=== EXERCISE OBJECTIVE ===
From the entries below, gather each line containing the word "script".

=== THE DATA ===
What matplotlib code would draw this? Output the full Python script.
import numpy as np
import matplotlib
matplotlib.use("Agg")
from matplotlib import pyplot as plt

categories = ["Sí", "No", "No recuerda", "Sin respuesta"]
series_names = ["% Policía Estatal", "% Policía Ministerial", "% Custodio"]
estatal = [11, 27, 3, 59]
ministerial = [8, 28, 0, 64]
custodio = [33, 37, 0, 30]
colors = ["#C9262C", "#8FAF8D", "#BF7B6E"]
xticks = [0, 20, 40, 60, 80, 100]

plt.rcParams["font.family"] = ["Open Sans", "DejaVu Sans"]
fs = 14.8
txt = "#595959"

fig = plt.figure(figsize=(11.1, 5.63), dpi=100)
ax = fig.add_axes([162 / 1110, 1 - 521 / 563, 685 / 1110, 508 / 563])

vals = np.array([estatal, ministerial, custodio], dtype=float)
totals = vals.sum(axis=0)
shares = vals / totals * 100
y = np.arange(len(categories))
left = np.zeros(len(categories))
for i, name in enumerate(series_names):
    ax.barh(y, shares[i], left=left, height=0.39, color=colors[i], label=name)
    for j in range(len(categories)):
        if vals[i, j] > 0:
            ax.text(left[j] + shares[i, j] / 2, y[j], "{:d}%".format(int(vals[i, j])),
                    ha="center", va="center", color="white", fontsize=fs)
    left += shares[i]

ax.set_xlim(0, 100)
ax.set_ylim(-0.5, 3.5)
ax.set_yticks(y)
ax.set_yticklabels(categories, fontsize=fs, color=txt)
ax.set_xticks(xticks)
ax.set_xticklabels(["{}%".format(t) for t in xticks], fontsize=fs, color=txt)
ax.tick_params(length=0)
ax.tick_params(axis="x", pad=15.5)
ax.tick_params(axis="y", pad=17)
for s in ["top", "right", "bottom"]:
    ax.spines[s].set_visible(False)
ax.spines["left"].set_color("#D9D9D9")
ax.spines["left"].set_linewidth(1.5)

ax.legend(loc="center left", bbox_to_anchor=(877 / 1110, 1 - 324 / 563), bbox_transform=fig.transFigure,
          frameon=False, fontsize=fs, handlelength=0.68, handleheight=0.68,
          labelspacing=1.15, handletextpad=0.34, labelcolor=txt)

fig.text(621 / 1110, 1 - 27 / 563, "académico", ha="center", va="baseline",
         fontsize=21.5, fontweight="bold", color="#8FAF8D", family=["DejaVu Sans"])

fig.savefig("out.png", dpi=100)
==
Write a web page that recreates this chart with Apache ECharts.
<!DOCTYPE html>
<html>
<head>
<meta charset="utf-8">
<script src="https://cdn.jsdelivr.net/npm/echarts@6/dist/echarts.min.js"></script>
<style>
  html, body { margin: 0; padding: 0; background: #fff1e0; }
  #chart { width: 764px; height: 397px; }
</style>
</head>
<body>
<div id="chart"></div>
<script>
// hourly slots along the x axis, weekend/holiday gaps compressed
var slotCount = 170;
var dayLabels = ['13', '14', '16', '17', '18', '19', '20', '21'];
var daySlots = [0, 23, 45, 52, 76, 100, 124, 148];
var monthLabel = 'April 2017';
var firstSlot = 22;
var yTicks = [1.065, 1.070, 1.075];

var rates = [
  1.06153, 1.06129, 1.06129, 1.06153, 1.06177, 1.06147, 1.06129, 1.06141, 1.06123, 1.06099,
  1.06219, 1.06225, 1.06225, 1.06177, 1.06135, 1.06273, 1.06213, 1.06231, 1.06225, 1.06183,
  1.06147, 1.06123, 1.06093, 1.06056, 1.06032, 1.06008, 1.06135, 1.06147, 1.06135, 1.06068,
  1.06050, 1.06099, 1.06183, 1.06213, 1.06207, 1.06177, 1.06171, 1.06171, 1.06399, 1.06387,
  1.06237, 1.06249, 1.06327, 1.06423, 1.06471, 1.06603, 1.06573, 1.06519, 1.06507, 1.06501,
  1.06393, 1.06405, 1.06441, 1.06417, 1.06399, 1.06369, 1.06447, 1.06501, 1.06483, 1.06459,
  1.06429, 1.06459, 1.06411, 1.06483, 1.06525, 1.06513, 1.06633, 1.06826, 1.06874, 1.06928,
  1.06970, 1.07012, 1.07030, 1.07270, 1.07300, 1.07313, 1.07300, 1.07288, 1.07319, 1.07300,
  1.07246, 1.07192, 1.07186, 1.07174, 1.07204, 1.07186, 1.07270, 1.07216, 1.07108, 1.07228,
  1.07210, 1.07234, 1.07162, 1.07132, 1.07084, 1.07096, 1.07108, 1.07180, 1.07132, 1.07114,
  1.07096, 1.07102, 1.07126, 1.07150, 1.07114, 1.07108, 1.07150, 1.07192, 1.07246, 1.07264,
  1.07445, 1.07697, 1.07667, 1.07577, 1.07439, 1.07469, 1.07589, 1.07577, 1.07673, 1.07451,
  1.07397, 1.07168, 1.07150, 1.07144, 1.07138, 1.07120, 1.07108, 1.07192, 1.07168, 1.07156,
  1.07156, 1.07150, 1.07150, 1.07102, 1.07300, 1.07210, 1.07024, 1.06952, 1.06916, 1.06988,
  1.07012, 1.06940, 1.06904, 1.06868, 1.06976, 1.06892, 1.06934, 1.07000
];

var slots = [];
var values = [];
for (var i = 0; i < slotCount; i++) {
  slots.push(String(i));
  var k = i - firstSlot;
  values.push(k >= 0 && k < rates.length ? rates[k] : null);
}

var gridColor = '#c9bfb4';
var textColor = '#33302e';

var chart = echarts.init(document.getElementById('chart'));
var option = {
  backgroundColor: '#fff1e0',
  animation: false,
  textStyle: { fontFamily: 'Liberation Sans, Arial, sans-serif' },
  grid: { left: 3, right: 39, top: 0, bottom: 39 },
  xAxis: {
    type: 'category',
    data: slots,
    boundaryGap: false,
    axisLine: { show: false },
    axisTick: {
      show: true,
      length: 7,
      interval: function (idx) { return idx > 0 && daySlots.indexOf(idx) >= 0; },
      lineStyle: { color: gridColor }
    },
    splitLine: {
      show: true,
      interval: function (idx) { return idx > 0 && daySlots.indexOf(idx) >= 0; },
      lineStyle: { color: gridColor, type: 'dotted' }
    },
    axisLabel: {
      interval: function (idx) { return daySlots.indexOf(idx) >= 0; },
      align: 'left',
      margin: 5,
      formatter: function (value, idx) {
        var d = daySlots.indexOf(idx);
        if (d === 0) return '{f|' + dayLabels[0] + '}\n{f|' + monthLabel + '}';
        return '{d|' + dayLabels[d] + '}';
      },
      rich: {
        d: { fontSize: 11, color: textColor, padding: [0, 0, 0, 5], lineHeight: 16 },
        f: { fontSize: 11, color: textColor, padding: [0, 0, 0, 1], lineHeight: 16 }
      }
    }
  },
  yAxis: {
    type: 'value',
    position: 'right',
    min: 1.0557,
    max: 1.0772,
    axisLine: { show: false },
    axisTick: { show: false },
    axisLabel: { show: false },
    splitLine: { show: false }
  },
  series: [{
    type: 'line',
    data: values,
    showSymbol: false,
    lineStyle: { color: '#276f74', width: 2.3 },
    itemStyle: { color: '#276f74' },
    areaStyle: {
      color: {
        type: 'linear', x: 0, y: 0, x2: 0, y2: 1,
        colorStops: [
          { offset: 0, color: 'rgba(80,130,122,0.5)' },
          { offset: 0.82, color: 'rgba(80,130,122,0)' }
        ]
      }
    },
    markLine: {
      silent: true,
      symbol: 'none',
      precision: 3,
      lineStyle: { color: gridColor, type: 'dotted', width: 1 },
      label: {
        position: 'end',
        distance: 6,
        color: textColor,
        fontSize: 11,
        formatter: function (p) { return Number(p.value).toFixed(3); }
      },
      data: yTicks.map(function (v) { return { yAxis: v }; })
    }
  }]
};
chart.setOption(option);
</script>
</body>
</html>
* * *
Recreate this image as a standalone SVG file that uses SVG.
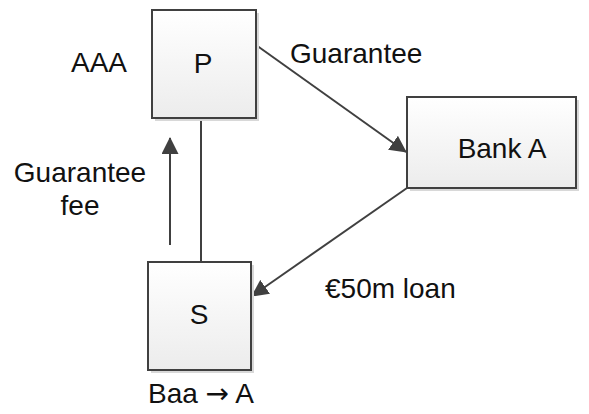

=== FINISHED ANSWER ===
What matplotlib code would draw this? Output the full Python script.
<script src="https://cdn.jsdelivr.net/npm/echarts@6/dist/echarts.min.js"></script>
<script>
</script>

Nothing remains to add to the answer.